Energy-storage-efficient 0.9Pb(Mg1/3Nb2/3)O3–0.1PbTiO3 thick films integrated directly onto stainless steel

Abstract The integration of functional ceramics with metals remains challenging due to the thermally activated processes and the incompatibilities that arise during the high-temperature ceramic sintering process. In order to overcome this, low-temperature processing methods can be employed. In this work, dense 0.9Pb(Mg1/3Nb2/3)O3–0.1PbTiO3 thick films were deposited on low-cost, stainless-steel substrates at room temperature using an aerosol-deposition method. The key material parameters for a successful aerosol deposition of the powder were identified and used in the process, which resulted in homogeneous 15-µm-thick films.
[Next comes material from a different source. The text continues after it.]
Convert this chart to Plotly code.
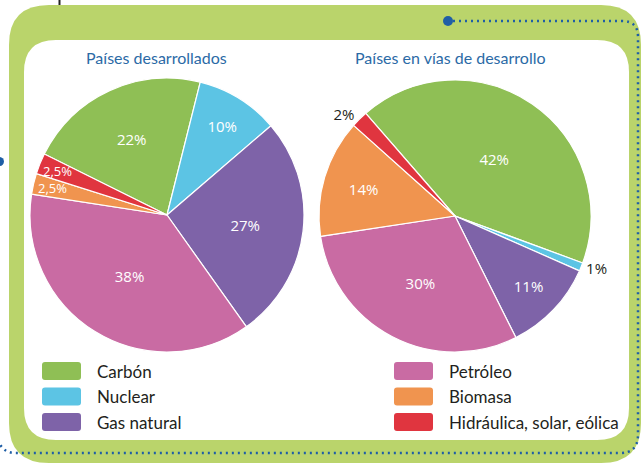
import math
import plotly.graph_objs as go

W, H = 642, 466

categorias = ['Carbón', 'Nuclear', 'Gas natural', 'Petróleo', 'Biomasa', 'Hidráulica, solar, eólica']
colores = ['#8fbf55', '#5cc4e4', '#7e63a8', '#c96ba3', '#f0944f', '#e0353f']
desarrollados = [22, 10, 27, 38, 2.5, 2.5]
en_desarrollo = [42, 1, 11, 30, 14, 2]
titulos = ['Países desarrollados', 'Países en vías de desarrollo']

AZUL = '#1f5ea6'
TITULO = '#2b6aa6'
TEXTO = '#231f20'


def px(x):
    return x / W


def py(y):
    return 1 - y / H


def p(x, y):
    return f'{px(x)},{py(y)}'


def etiqueta(v):
    return f'{v:g}'.replace('.', ',') + '%'


def rect_redondeado(x0, y0, x1, y1, r):
    return (f'M {p(x0 + r, y0)} L {p(x1 - r, y0)} Q {p(x1, y0)} {p(x1, y0 + r)} '
            f'L {p(x1, y1 - r)} Q {p(x1, y1)} {p(x1 - r, y1)} '
            f'L {p(x0 + r, y1)} Q {p(x0, y1)} {p(x0, y1 - r)} '
            f'L {p(x0, y0 + r)} Q {p(x0, y0)} {p(x0 + r, y0)} Z')


def dominio(cx, cy, r):
    return dict(x=[px(cx - r), px(cx + r)], y=[py(cy + r), py(cy - r)])


fig = go.Figure()
annotations = []

# (valores, rotación, posición del texto, centro y radio en px)
tortas = [
    (desarrollados, -63.6, ['inside', 'inside', 'inside', 'inside', 'none', 'none'], (167, 215, 137)),
    (en_desarrollo, -41, ['inside', 'outside', 'inside', 'inside', 'inside', 'outside'], (455, 216, 136)),
]
for valores, rot, posiciones, (cx, cy, r) in tortas:
    fig.add_trace(go.Pie(
        labels=categorias,
        values=valores,
        text=[etiqueta(v) for v in valores],
        texttemplate='%{text}',
        textposition=posiciones,
        insidetextorientation='horizontal',
        sort=False,
        direction='clockwise',
        rotation=rot,
        marker=dict(colors=colores, line=dict(color='white', width=1.2)),
        insidetextfont=dict(color='white', size=15, family='Open Sans'),
        outsidetextfont=dict(color=TEXTO, size=15, family='Open Sans'),
        domain=dominio(cx, cy, r),
        showlegend=False,
        hoverinfo='label+text',
    ))
    # rebanadas finas: el texto va junto al borde, sobre la propia rebanada
    total = sum(valores)
    acum = 0
    for v, pos in zip(valores, posiciones):
        medio = math.radians(rot + (acum + v / 2) / total * 360)
        acum += v
        if pos == 'none':
            annotations.append(dict(
                x=px(cx + 0.86 * r * math.sin(medio)), y=py(cy - 0.86 * r * math.cos(medio)),
                text=etiqueta(v), showarrow=False, xanchor='center', yanchor='middle',
                font=dict(family='Open Sans', size=13, color='white')))

shapes = [
    # marco verde y panel blanco
    dict(type='path', path=rect_redondeado(9, 5, 641, 463, 40), fillcolor='#bad46b', line_width=0, layer='below'),
    dict(type='path', path=rect_redondeado(24, 40, 629, 440, 32), fillcolor='white', line_width=0, layer='below'),
    # línea punteada
    dict(type='path',
         path=(f'M {p(453, 21)} L {p(622, 21)} Q {p(638, 21)} {p(638, 37)} L {p(638, 435)} '
               f'Q {p(638, 453)} {p(620, 453)} L {p(14, 453)} Q {p(2, 452)} {p(-2, 440)}'),
         line=dict(color=AZUL, width=2.5, dash='2px,4px'), layer='below'),
    dict(type='circle', x0=px(443), x1=px(453), y0=py(26), y1=py(16), fillcolor=AZUL, line_width=0),
    dict(type='circle', x0=px(-5), x1=px(4), y0=py(166), y1=py(157), fillcolor=AZUL, line_width=0),
    dict(type='line', x0=px(59.5), x1=px(59.5), y0=py(0), y1=py(5), line=dict(color='#222', width=2)),
]

for titulo, cx in zip(titulos, [156, 450]):
    annotations.append(dict(x=px(cx), y=py(58), text=titulo, showarrow=False,
                            xanchor='center', yanchor='middle',
                            font=dict(family='Lato', size=16, color=TITULO)))

# leyenda en dos columnas
for i, (cat, col) in enumerate(zip(categorias, colores)):
    x0 = [42, 394][i // 3]
    yc = 371 + (i % 3) * 25.5
    shapes.append(dict(type='path', path=rect_redondeado(x0, yc - 9, x0 + 39, yc + 9, 3),
                       fillcolor=col, line_width=0))
    annotations.append(dict(x=px(x0 + 53), y=py(yc), text=cat, showarrow=False,
                            xanchor='left', yanchor='middle',
                            font=dict(family='Lato', size=17, color=TEXTO)))

fig.update_layout(
    width=W, height=H,
    margin=dict(l=0, r=0, t=0, b=0),
    paper_bgcolor='white',
    plot_bgcolor='white',
    shapes=shapes,
    annotations=annotations,
)

fig.write_html("out.html", config={'displayModeBar': False},
               post_script="document.body.style.margin = '0';")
The as-deposited films can withstand electric fields of 900 kV⋅cm−1 and exhibit promising room-temperature energy-storage properties: the recoverable energy density reaches 7.0 J⋅cm−3 with an energy-storage efficiency of ∼70%. A post-deposition stress relaxation by annealing at 500°C further improves the recoverable energy density, leading to 9.8 J⋅cm−3 at 900 kV⋅cm−1 with an energy-storage efficiency of ∼80%. The energy-storage performance exhibits excellent temperature stability up to 200°C and an electric-field cycling stability up to 16 million cycles. The low-temperature integration of energy-storage-efficient thick films onto stainless steel opens up possibilities for numerous new, pulsed-power and power-conditioning electronic applications.